Now Japan's finance minister has said that the TPP will not change Japan's currency practices. Now what?
Currency Manipulation
If a country's currency is "weak," it means that it's "price" is low, and things made in that country therefore cost less in world markets than they otherwise would. So things made or done there cost less than things made done in countries with "strong" currencies. Therefore countries with "weak" currencies get more business and can employ more people.
"Currency manipulation" is the term for what happens when a country takes steps to make its currency worth less than functioning markets would price it. Some countries manipulate their currencies to make them "weak" so they can get more business and employ more people than they would if markets were setting the correct currency rates. (It's complicated; see "What Is Currency Manipulation?" for a more complete explanation.)
This currency manipulation is bad for American companies that make and do things that they sell outside the U.S. ("Main Street"). It has been and is an especially big problem for America's manufacturing industries, costing millions of jobs and increasing our country's enormous, humongous trade deficit. Some estimates say it has cost us up to 5.8 million American jobs.
But it is good for investor types, etc. ("Wall Street") with a ton of money who want to pay people less and pocket the difference, or to buy and control things in the rest of the world.

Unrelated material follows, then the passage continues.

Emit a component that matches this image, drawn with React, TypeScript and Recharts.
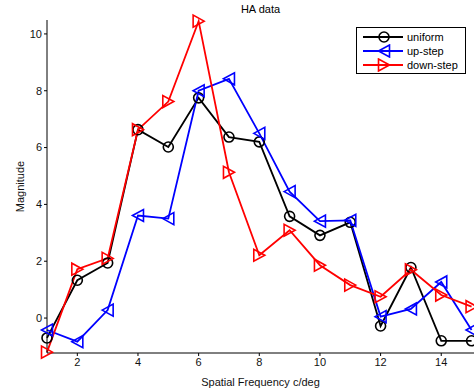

So who wins...
TPP Text And Side Agreements
During the "fast track" fight over the trade promotion authority bill, which sets aside normal congressional and constitutional procedure for approving trade agreements, promises were made about addressing currency manipulation, in exchange for votes. Those promises have not been met.
TPP does not address currency manipulation, but was accompanied by a "Joint Declaration of the Macroeconomic Policy Authorities of Trans-Pacific Partnership Countries." This declaration says, specifically:
" -- All TPP countries commit to avoid unfair currency practices and refrain from competitive devaluation.
"-- TPP countries will publicly report their foreign-exchange intervention and foreign reserves data, some for the first time.
"-- Officials from all TPP countries will consult regularly to address macroeconomic issues, including to engage on efforts to avoid unfair currency practices.
If this doesn't sound particularly convincing and enforceable, that is because it isn't. In "The Trans-Pacific Partnership's biggest failure" at The Week, Jeff Spross explains the problem and damage of currency manipulation and the problem of enforcement in TPP and says:
"...it doesn't appear to include any language on reciprocity -- allowing us to go into financial markets and buy another country's currency if they're going in and buying our dollars. Nor does the side pact carry the enforcement bite of the official TPP agreements. Its main enforcement mechanism is the honor code of diplomatic pressure.